— Start of Raw data —

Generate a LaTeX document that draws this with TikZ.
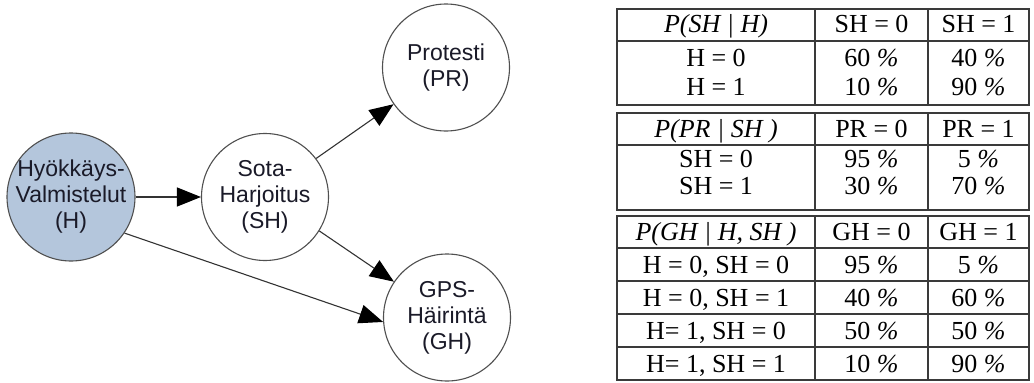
\documentclass[tikz,border=0pt]{standalone}
\usepackage{fontspec}
\setmainfont{Liberation Serif}
\setsansfont{Liberation Sans}
\usetikzlibrary{arrows.meta}
\definecolor{hfill}{HTML}{B4C6DC}
\definecolor{ring}{HTML}{505050}
\definecolor{nodetext}{HTML}{1A1A28}
\definecolor{linkcol}{HTML}{333333}
\definecolor{tabline}{HTML}{3A3A3A}
\newcommand{\pct}{\textit{\%}}
\begin{document}
\begin{tikzpicture}[x=1pt,y=-1pt,
  bnode/.style={circle, draw=ring, line width=1.1pt, fill=white,
    minimum size=127pt, inner sep=0pt},
  ntext/.style={align=center, inner sep=0pt, text=nodetext,
    font=\sffamily\fontsize{23}{26}\selectfont},
  link/.style={draw=linkcol, line width=1.1pt,
    -{Triangle[length=24pt,width=19pt,color=black]}},
  rule/.style={draw=tabline, line width=1.4pt},
  cell/.style={anchor=base, inner sep=0pt,
    font=\fontsize{26}{30}\selectfont},
]
\useasboundingbox (0,0) rectangle (1034,383);

% Bayesian network
\node[bnode, fill=hfill, minimum size=128pt] (H) at (71,197) {};
\node[ntext] (Ht) at (H) {Hyökkäys-\\Valmistelut\\(H)};
\node[bnode] (SH) at (265,197) {};
\node[ntext] (SHt) at (SH) {Sota-\\Harjoitus\\(SH)};
\node[bnode] (PR) at (446,67.5) {};
\node[ntext] (PRt) at (PR) {Protesti\\(PR)};
\node[bnode] (GH) at (447,317.5) {};
\node[ntext] (GHt) at (GH) {GPS-\\Häirintä\\(GH)};

\draw[link] (H.east) -- (SH.west);
\draw[link] (SH.37) -- (PR.215);
\draw[link] (SH.-32) -- (GH.146);
\draw[link] (H.-34) -- (GH.184);

% Conditional probability tables
\def\cA{716}\def\cB{871.5}\def\cC{978.5}

% P(SH | H)
\draw[rule] (617,9) rectangle (1029,105);
\draw[rule] (617,41) -- (1029,41);
\draw[rule] (815,9) -- (815,105) (928,9) -- (928,105);
\node[cell] (t1h1) at (\cA,32) {\textit{P(SH | H)}};
\node[cell] (t1h2) at (\cB,32) {SH = 0};
\node[cell] (t1h3) at (\cC,32) {SH = 1};
\node[cell] (t1a1) at (\cA,66) {H = 0};
\node[cell] (t1a2) at (\cB,66) {60 \pct};
\node[cell] (t1a3) at (\cC,66) {40 \pct};
\node[cell] (t1b1) at (\cA,95) {H = 1};
\node[cell] (t1b2) at (\cB,95) {10 \pct};
\node[cell] (t1b3) at (\cC,95) {90 \pct};

% P(PR | SH)
\draw[rule] (617,113) rectangle (1029,210);
\draw[rule] (617,145) -- (1029,145);
\draw[rule] (815,113) -- (815,210) (928,113) -- (928,210);
\node[cell] (t2h1) at (\cA,137) {\textit{P(PR | SH )}};
\node[cell] (t2h2) at (\cB,137) {PR = 0};
\node[cell] (t2h3) at (\cC,137) {PR = 1};
\node[cell] (t2a1) at (\cA,167) {SH = 0};
\node[cell] (t2a2) at (\cB,167) {95 \pct};
\node[cell] (t2a3) at (\cC,167) {5 \pct};
\node[cell] (t2b1) at (\cA,194) {SH = 1};
\node[cell] (t2b2) at (\cB,194) {30 \pct};
\node[cell] (t2b3) at (\cC,194) {70 \pct};

% P(GH | H, SH)
\draw[rule] (617,216) rectangle (1029,380);
\draw[rule] (617,248) -- (1029,248) (617,281) -- (1029,281)
  (617,314) -- (1029,314) (617,347) -- (1029,347);
\draw[rule] (815,216) -- (815,380) (928,216) -- (928,380);
\node[cell] (t3h1) at (\cA,240) {\textit{P(GH | H, SH )}};
\node[cell] (t3h2) at (\cB,240) {GH = 0};
\node[cell] (t3h3) at (\cC,240) {GH = 1};
\node[cell] (t3a1) at (\cA,273) {H = 0, SH = 0};
\node[cell] (t3a2) at (\cB,273) {95 \pct};
\node[cell] (t3a3) at (\cC,273) {5 \pct};
\node[cell] (t3b1) at (\cA,306) {H = 0, SH = 1};
\node[cell] (t3b2) at (\cB,306) {40 \pct};
\node[cell] (t3b3) at (\cC,306) {60 \pct};
\node[cell] (t3c1) at (\cA,339) {H= 1, SH = 0};
\node[cell] (t3c2) at (\cB,339) {50 \pct};
\node[cell] (t3c3) at (\cC,339) {50 \pct};
\node[cell] (t3d1) at (\cA,372) {H= 1, SH = 1};
\node[cell] (t3d2) at (\cB,372) {10 \pct};
\node[cell] (t3d3) at (\cC,372) {90 \pct};
\end{tikzpicture}
\end{document}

— End of Raw data —

Task requirements: Reproduce only the lines from the beginning of the data through the line that contains "(t1b3) at (\cC,95)", both included, and please drop the pictures.

Result:
Generate a LaTeX document that draws this with TikZ.
\documentclass[tikz,border=0pt]{standalone}
\usepackage{fontspec}
\setmainfont{Liberation Serif}
\setsansfont{Liberation Sans}
\usetikzlibrary{arrows.meta}
\definecolor{hfill}{HTML}{B4C6DC}
\definecolor{ring}{HTML}{505050}
\definecolor{nodetext}{HTML}{1A1A28}
\definecolor{linkcol}{HTML}{333333}
\definecolor{tabline}{HTML}{3A3A3A}
\newcommand{\pct}{\textit{\%}}
\begin{document}
\begin{tikzpicture}[x=1pt,y=-1pt,
  bnode/.style={circle, draw=ring, line width=1.1pt, fill=white,
    minimum size=127pt, inner sep=0pt},
  ntext/.style={align=center, inner sep=0pt, text=nodetext,
    font=\sffamily\fontsize{23}{26}\selectfont},
  link/.style={draw=linkcol, line width=1.1pt,
    -{Triangle[length=24pt,width=19pt,color=black]}},
  rule/.style={draw=tabline, line width=1.4pt},
  cell/.style={anchor=base, inner sep=0pt,
    font=\fontsize{26}{30}\selectfont},
]
\useasboundingbox (0,0) rectangle (1034,383);

% Bayesian network
\node[bnode, fill=hfill, minimum size=128pt] (H) at (71,197) {};
\node[ntext] (Ht) at (H) {Hyökkäys-\\Valmistelut\\(H)};
\node[bnode] (SH) at (265,197) {};
\node[ntext] (SHt) at (SH) {Sota-\\Harjoitus\\(SH)};
\node[bnode] (PR) at (446,67.5) {};
\node[ntext] (PRt) at (PR) {Protesti\\(PR)};
\node[bnode] (GH) at (447,317.5) {};
\node[ntext] (GHt) at (GH) {GPS-\\Häirintä\\(GH)};

\draw[link] (H.east) -- (SH.west);
\draw[link] (SH.37) -- (PR.215);
\draw[link] (SH.-32) -- (GH.146);
\draw[link] (H.-34) -- (GH.184);

% Conditional probability tables
\def\cA{716}\def\cB{871.5}\def\cC{978.5}

% P(SH | H)
\draw[rule] (617,9) rectangle (1029,105);
\draw[rule] (617,41) -- (1029,41);
\draw[rule] (815,9) -- (815,105) (928,9) -- (928,105);
\node[cell] (t1h1) at (\cA,32) {\textit{P(SH | H)}};
\node[cell] (t1h2) at (\cB,32) {SH = 0};
\node[cell] (t1h3) at (\cC,32) {SH = 1};
\node[cell] (t1a1) at (\cA,66) {H = 0};
\node[cell] (t1a2) at (\cB,66) {60 \pct};
\node[cell] (t1a3) at (\cC,66) {40 \pct};
\node[cell] (t1b1) at (\cA,95) {H = 1};
\node[cell] (t1b2) at (\cB,95) {10 \pct};
\node[cell] (t1b3) at (\cC,95) {90 \pct};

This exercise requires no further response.